# Dataset excerpt

▶

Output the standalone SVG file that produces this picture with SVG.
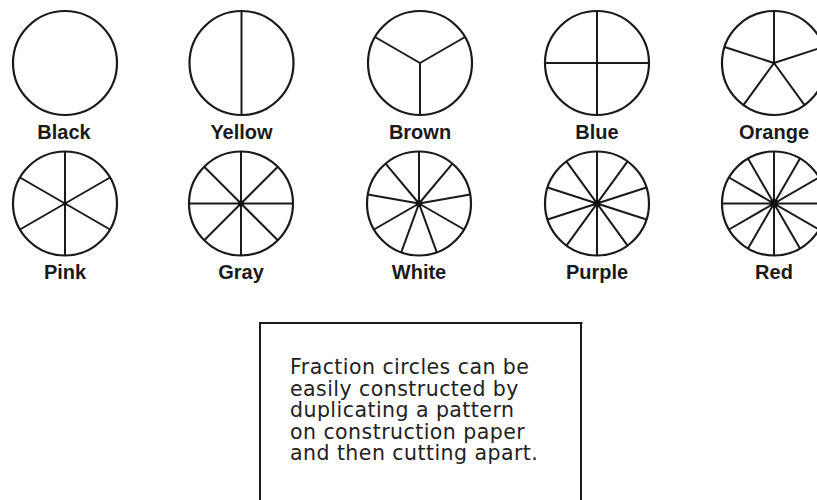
<svg xmlns="http://www.w3.org/2000/svg" width="817" height="500" viewBox="0 0 817 500">
<style>
.c{fill:none;stroke:#1a1a1a;stroke-width:2.2}
.s{stroke:#1a1a1a;stroke-width:2;fill:none}
.d{fill:#111}
.lbl{font-family:"Liberation Sans",Arial,sans-serif;font-weight:bold;font-size:20px;fill:#1a1a1a;text-anchor:middle}
.note{font-family:"DejaVu Sans",Verdana,sans-serif;font-size:20.5px;letter-spacing:0.45px;fill:#222}
</style>
<rect width="817" height="500" fill="#fff"/>
<g id="black">
<circle class="c" cx="65" cy="63" r="52"/>
<text class="lbl" x="64" y="139">Black</text>
</g>
<g id="yellow">
<circle class="c" cx="241.5" cy="63" r="52"/>
<path class="s" d="M241.5,11V115"/>
<text class="lbl" x="241.5" y="139">Yellow</text>
</g>
<g id="brown">
<circle class="c" cx="420" cy="63" r="52"/>
<path class="s" d="M420,63L465.03,37M420,63L374.97,37M420,63V115"/>
<text class="lbl" x="420" y="139">Brown</text>
</g>
<g id="blue">
<circle class="c" cx="597" cy="63" r="52"/>
<path class="s" d="M597,11V115M545,63H649"/>
<circle class="d" cx="597" cy="63" r="1.5"/>
<text class="lbl" x="597" y="139">Blue</text>
</g>
<g id="orange">
<circle class="c" cx="774" cy="63" r="52"/>
<path class="s" d="M774,63V11M774,63L823.46,46.93M774,63L804.57,105.07M774,63L743.43,105.07M774,63L724.54,46.93"/>
<circle class="d" cx="774" cy="63" r="1.5"/>
<text class="lbl" x="774" y="139">Orange</text>
</g>
<g id="pink">
<circle class="c" cx="65" cy="203.5" r="52"/>
<path class="s" d="M65,151.5V255.5M110.03,177.5L19.97,229.5M110.03,229.5L19.97,177.5"/>
<circle class="d" cx="65" cy="203.5" r="2"/>
<text class="lbl" x="65" y="279">Pink</text>
</g>
<g id="gray">
<circle class="c" cx="241" cy="203.5" r="52"/>
<path class="s" d="M241,151.5V255.5M189,203.5H293M204.23,166.73L277.77,240.27M277.77,166.73L204.23,240.27"/>
<circle class="d" cx="241" cy="203.5" r="3"/>
<text class="lbl" x="241" y="279">Gray</text>
</g>
<g id="white">
<circle class="c" cx="419" cy="203.5" r="52"/>
<path class="s" d="M419,203.5L419,151.5M419,203.5L452.43,163.67M419,203.5L470.21,194.47M419,203.5L464.03,229.5M419,203.5L436.78,252.36M419,203.5L401.22,252.36M419,203.5L373.97,229.5M419,203.5L367.79,194.47M419,203.5L385.57,163.67"/>
<circle class="d" cx="419" cy="203.5" r="3.2"/>
<text class="lbl" x="419" y="279">White</text>
</g>
<g id="purple">
<circle class="c" cx="597" cy="203.5" r="52"/>
<path class="s" d="M597,151.5V255.5M627.57,161.43L566.43,245.57M646.46,187.43L547.54,219.57M646.46,219.57L547.54,187.43M627.57,245.57L566.43,161.43"/>
<circle class="d" cx="597" cy="203.5" r="3.5"/>
<text class="lbl" x="597" y="279">Purple</text>
</g>
<g id="red">
<circle class="c" cx="774" cy="203.5" r="52"/>
<path class="s" d="M774,151.5V255.5M800,158.47L748,248.53M819.03,177.5L728.97,229.5M722,203.5H826M819.03,229.5L728.97,177.5M800,248.53L748,158.47"/>
<circle class="d" cx="774" cy="203.5" r="4"/>
<text class="lbl" x="774" y="279">Red</text>
</g>
<g id="note">
<path class="s" d="M260,501V323H582.5M581,323V501"/>
<text class="note" x="290" y="374"><tspan x="290" y="374">Fraction circles can be</tspan><tspan x="290" y="395.5">easily constructed by</tspan><tspan x="290" y="417">duplicating a pattern</tspan><tspan x="290" y="438.5">on construction paper</tspan><tspan x="290" y="460">and then cutting apart.</tspan></text>
</g>
</svg>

◀

# Set exercise
Working from the material above, transcribe it exactly while omitting pictures.

# Written reply
Output the standalone SVG file that produces this picture with SVG.
<svg xmlns="http://www.w3.org/2000/svg" width="817" height="500" viewBox="0 0 817 500">
<style>
.c{fill:none;stroke:#1a1a1a;stroke-width:2.2}
.s{stroke:#1a1a1a;stroke-width:2;fill:none}
.d{fill:#111}
.lbl{font-family:"Liberation Sans",Arial,sans-serif;font-weight:bold;font-size:20px;fill:#1a1a1a;text-anchor:middle}
.note{font-family:"DejaVu Sans",Verdana,sans-serif;font-size:20.5px;letter-spacing:0.45px;fill:#222}
</style>
<rect width="817" height="500" fill="#fff"/>
<g id="black">
<circle class="c" cx="65" cy="63" r="52"/>
<text class="lbl" x="64" y="139">Black</text>
</g>
<g id="yellow">
<circle class="c" cx="241.5" cy="63" r="52"/>
<path class="s" d="M241.5,11V115"/>
<text class="lbl" x="241.5" y="139">Yellow</text>
</g>
<g id="brown">
<circle class="c" cx="420" cy="63" r="52"/>
<path class="s" d="M420,63L465.03,37M420,63L374.97,37M420,63V115"/>
<text class="lbl" x="420" y="139">Brown</text>
</g>
<g id="blue">
<circle class="c" cx="597" cy="63" r="52"/>
<path class="s" d="M597,11V115M545,63H649"/>
<circle class="d" cx="597" cy="63" r="1.5"/>
<text class="lbl" x="597" y="139">Blue</text>
</g>
<g id="orange">
<circle class="c" cx="774" cy="63" r="52"/>
<path class="s" d="M774,63V11M774,63L823.46,46.93M774,63L804.57,105.07M774,63L743.43,105.07M774,63L724.54,46.93"/>
<circle class="d" cx="774" cy="63" r="1.5"/>
<text class="lbl" x="774" y="139">Orange</text>
</g>
<g id="pink">
<circle class="c" cx="65" cy="203.5" r="52"/>
<path class="s" d="M65,151.5V255.5M110.03,177.5L19.97,229.5M110.03,229.5L19.97,177.5"/>
<circle class="d" cx="65" cy="203.5" r="2"/>
<text class="lbl" x="65" y="279">Pink</text>
</g>
<g id="gray">
<circle class="c" cx="241" cy="203.5" r="52"/>
<path class="s" d="M241,151.5V255.5M189,203.5H293M204.23,166.73L277.77,240.27M277.77,166.73L204.23,240.27"/>
<circle class="d" cx="241" cy="203.5" r="3"/>
<text class="lbl" x="241" y="279">Gray</text>
</g>
<g id="white">
<circle class="c" cx="419" cy="203.5" r="52"/>
<path class="s" d="M419,203.5L419,151.5M419,203.5L452.43,163.67M419,203.5L470.21,194.47M419,203.5L464.03,229.5M419,203.5L436.78,252.36M419,203.5L401.22,252.36M419,203.5L373.97,229.5M419,203.5L367.79,194.47M419,203.5L385.57,163.67"/>
<circle class="d" cx="419" cy="203.5" r="3.2"/>
<text class="lbl" x="419" y="279">White</text>
</g>
<g id="purple">
<circle class="c" cx="597" cy="203.5" r="52"/>
<path class="s" d="M597,151.5V255.5M627.57,161.43L566.43,245.57M646.46,187.43L547.54,219.57M646.46,219.57L547.54,187.43M627.57,245.57L566.43,161.43"/>
<circle class="d" cx="597" cy="203.5" r="3.5"/>
<text class="lbl" x="597" y="279">Purple</text>
</g>
<g id="red">
<circle class="c" cx="774" cy="203.5" r="52"/>
<path class="s" d="M774,151.5V255.5M800,158.47L748,248.53M819.03,177.5L728.97,229.5M722,203.5H826M819.03,229.5L728.97,177.5M800,248.53L748,158.47"/>
<circle class="d" cx="774" cy="203.5" r="4"/>
<text class="lbl" x="774" y="279">Red</text>
</g>
<g id="note">
<path class="s" d="M260,501V323H582.5M581,323V501"/>
<text class="note" x="290" y="374"><tspan x="290" y="374">Fraction circles can be</tspan><tspan x="290" y="395.5">easily constructed by</tspan><tspan x="290" y="417">duplicating a pattern</tspan><tspan x="290" y="438.5">on construction paper</tspan><tspan x="290" y="460">and then cutting apart.</tspan></text>
</g>
</svg>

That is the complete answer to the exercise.